Another bonus is Father Wetta himself; although he takes what he is saying seriously, he does not take himself so. (A mark of humility?  Perhaps….) For example, the illustrations that he includes throughout the book, though drawn from medieval sources, have been given a decidedly modern – and humorous – spin. He also draws upon his own often quirky life experiences to illustrate his points (he is, for instance, also known as “the surfing monk” who was once almost eaten by a shark off a beach in New Jersey. He invites the reader to look it up – I did, and it’s true.)  In keeping with his other vocation as an educator – he teaches English, classics and theology at the Priory School, in St. Louis, Missouri, where he also coaches rugby and serves as director of chaplaincy – each chapter ends with a homework assignment. Don’t worry though; these exercises are designed to deepen and extend for yourself what Wetta has explained on the page.  I got to the point that I actually looked forward to doing them.
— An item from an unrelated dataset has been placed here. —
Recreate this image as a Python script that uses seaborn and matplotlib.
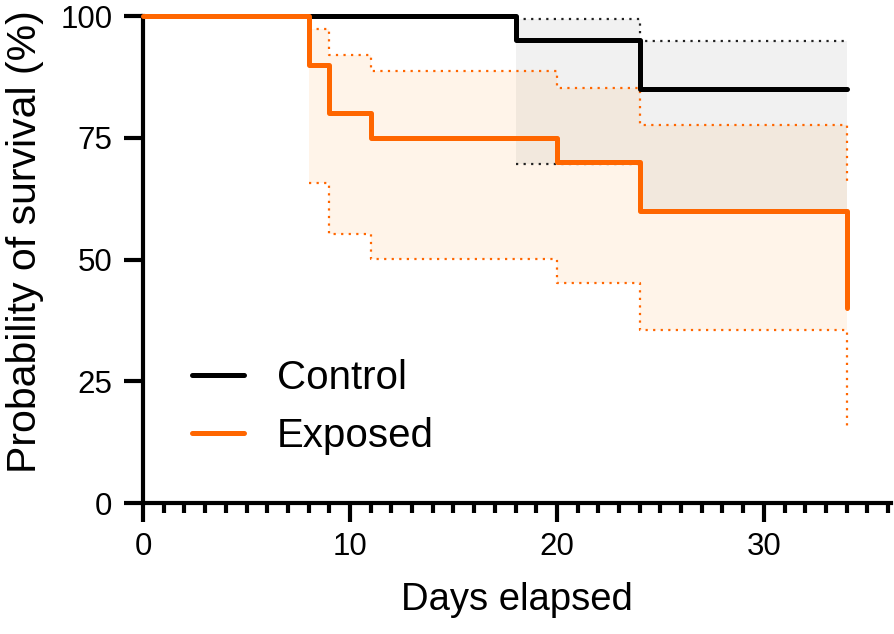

So why bother with humility? Because it brings us closer to God.  “…humility should never be confused with mediocrity,” Father Wetta concludes.  “Perfect holiness is the purpose for which we were created, so we can’t allow ourselves to be comfortable with the status quo. The minimum is not enough. … Does this scare you? It should. But it should also thrill you, because it means you are infinitely important and always loved. … So get to it. You know the steps, now climb the ladder.”

Author bio:

Augustine Wetta is a Benedictine monk at the Abbey of St. Louis in St. Louis, Missouri.  In addition to earning two degrees in theology from Oxford University, Father Wetta also has a bachelor’s degree in Ancient Mediterranean Civilizations from Rice University and a master’s in English from Middlebury College in Vermont.

Before entering religious life, Wetta learned to surf and was a lifeguard on the Galveston, Texas, Sheriff Department Beach Patrol. He has also worked as a professional juggler (“The Flying Fettuccinne Brothers”) and as an archeologist.